Hong Kong Financial Secretary Paul Chan Mo-po stated in Davos that 11 trading platforms have been licensed, and the first batch of stablecoin licenses will be issued in the first quarter. Hong Kong adopts the principle of “same activity, same risk, same regulation,” having issued $2.1 billion USD in tokenized green bonds and launched a regulatory sandbox. The “Stablecoin Ordinance” came into effect in August last year, imposing strict standards.
Hong Kong Financial Secretary Paul Chan Mo-po said that, as an international financial center, Hong Kong adopts an active and cautious approach to developing digital assets. To date, 11 virtual asset trading platforms have been licensed, and the first batch of stablecoin licenses is expected to be issued in the first quarter of this year. According to the South China Morning Post, Chan Mo-po pointed out during the World Economic Forum annual meeting in Davos on January 20 that Hong Kong will promote responsible and sustainable growth of the cryptocurrency market based on the principles of “same activity, same risk, same regulation.”
Hong Kong’s stablecoin regulatory system is regarded as a cornerstone of its overall strategy. The Hong Kong Stablecoin Ordinance officially came into force last August, clearly requiring stablecoin issuers to meet strict standards, including reserve asset management, maintaining sound value stability mechanisms, and a series of anti-money laundering, counter-terrorism financing, risk management, disclosure, and audit requirements.

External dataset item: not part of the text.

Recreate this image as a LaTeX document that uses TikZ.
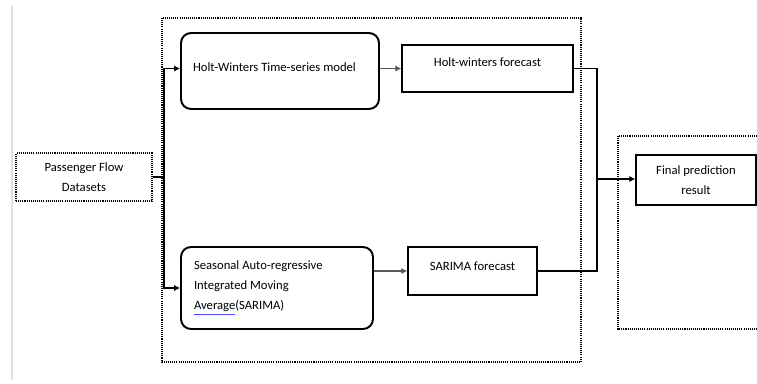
\documentclass[tikz,border=0pt]{standalone}
\usepackage{fontspec}
\setmainfont{Carlito}
\usepackage{xcolor}
\usetikzlibrary{arrows.meta}

\tikzset{
    dotbox/.style={draw, line width=0.8pt, dash pattern=on 0.6pt off 0.6pt},
    roundbox/.style={draw, line width=1.1pt, rounded corners=0.2cm, align=flush left},
    plainbox/.style={draw, line width=0.85pt, align=center},
    link/.style={line width=0.6pt, -{Latex[length=3.4pt,width=3.6pt]}}
}

\begin{document}
\begin{tikzpicture}[x=0.02cm, y=-0.02cm, font=\fontsize{7.2}{11.4}\selectfont, inner sep=0pt]
        \useasboundingbox (0,0) rectangle (757,383);
        % page edge and the two frames
        \draw[gray!25, line width=1.2pt] (12,6) -- (12,380);
        \draw[dotbox] (162,18) rectangle (581,362);
        \draw[dotbox] (757,136) -- (618,136) -- (618,329) -- (757,329);

        % the boxes
        \node[dotbox, align=center, minimum width=2.72cm, minimum height=0.96cm] (data) at (84,177) {Passenger Flow\\Datasets};
        \node[roundbox, text width=3.48cm, inner xsep=0.24cm, minimum height=1.52cm, text depth=4pt] (hw) at (280,71) {Holt-Winters Time-series model};
        \node[roundbox, text width=3.32cm, inner xsep=0.26cm, minimum height=1.64cm] (sar) at (277,288) {Seasonal Auto-regressive\\Integrated Moving\\{\color{blue!70}\underline{\color{black}Average}}(SARIMA)};
        \node[plainbox, minimum width=3.42cm, minimum height=0.94cm, text depth=7.5pt] (hwf) at (487.5,68.5) {Holt-winters forecast};
        \node[plainbox, minimum width=2.58cm, minimum height=0.96cm, text depth=6pt] (sarf) at (472.5,271) {SARIMA forecast};
        \node[plainbox, minimum width=2.4cm, minimum height=1cm] (final) at (696,180) {Final prediction\\result};

        % split and merge points
        \coordinate (split) at (164,177);
        \coordinate (merge) at (597,179);

        \draw[line width=0.6pt] (data.east) -- (split);
        \draw[link, line width=1pt] (split) |- (hw.west |- hwf.west);
        \draw[link, line width=1pt] (split) |- (sar.west);
        \draw[link, gray!70!black] (hw.east |- hwf.west) -- (hwf.west);
        \draw[link, gray!70!black] (sar.east |- sarf.west) -- (sarf.west);
        \draw[line width=0.85pt] (hwf.east) -| (merge);
        \draw[line width=0.85pt] (sarf.east) -| (merge);
        \draw[link] (merge) -- (final.west |- merge);
\end{tikzpicture}
\end{document}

This regulatory framework is globally leading. In contrast, U.S. stablecoin regulation is still in legislative discussion, and the EU’s MiCA, although implemented, is relatively lenient. Hong Kong’s Stablecoin Ordinance clarifies issuance eligibility, reserve requirements, and operational standards, providing a clear compliance pathway for the stablecoin market. This regulatory certainty is especially important for institutional investors and large enterprises, as they need to ensure compliance before participating at scale.
The issuance of the first batch of stablecoin licenses will be a significant milestone in Hong Kong’s crypto industry development. Licensees will be able to legally issue and operate stablecoins in Hong Kong, which can be used for payments, cross-border remittances, DeFi applications, and more. More importantly, licensed stablecoins will gain recognition from Hong Kong regulators, paving the way for their integration into the traditional financial system.
Hong Kong has issued licenses to 11 virtual asset trading platforms, allowing licensed exchanges to legally provide cryptocurrency trading services to retail and institutional clients, which is markedly different from many jurisdictions that only permit professional investor trading.
The presence of these 11 licensed exchanges provides a complete infrastructure for Hong Kong’s crypto ecosystem. Investors can trade in a regulated environment without worrying about exchange insolvency or asset security issues. Licensed exchanges must also comply with strict anti-money laundering and KYC requirements, enhancing overall market compliance.
Additionally, Hong Kong actively promotes tokenization development, including issuing 3 batches of tokenized green bonds totaling about $2.1 billion USD, and launching a regulatory sandbox to encourage application innovation. Tokenized green bonds are traditional bonds issued on the blockchain in token form, offering multiple advantages: reducing issuance costs, increasing trading efficiency, enhancing transparency, and enabling small investors to participate in the bond market.
The $2.1 billion scale places Hong Kong at the forefront of the global tokenized bond market. These successful cases serve as models for tokenizing other traditional financial products, with future expansion into stocks, real estate, commodities, and more asset classes. The regulatory sandbox provides a testing ground for innovative enterprises, allowing them to trial new products and services in a controlled environment, reducing compliance costs.
Chan Mo-po mentioned that finance and technology can mutually promote each other. Digital assets exemplify this financial innovation, which not only enhances transparency, efficiency, inclusiveness, and risk management in financial services but also more effectively channels capital into the real economy. Moreover, finance is a key driver supporting and empowering technological development. Chan Mo-po stated that Hong Kong aims to build an integrated ecosystem covering stablecoins, exchanges, and tokenized assets.
In the face of increasing global competition, Hong Kong positions digital finance as a key pillar of its growth strategy. This strategic positioning shows that Hong Kong is not passively accepting the crypto industry but actively using it as a core driver for economic transformation and upgrading. Compared to competitors like Singapore and Dubai, Hong Kong’s advantages lie in its strong traditional financial foundation, links with Mainland China, and a comprehensive legal system.
Hong Kong’s stablecoin license system may attract various applicants: global stablecoin issuers like Circle (USDC) and Tether (USDT) may apply for licenses to enter the Hong Kong market; local financial institutions such as banks and payment companies may launch HKD stablecoins; and emerging stablecoin projects focused on the Asian market.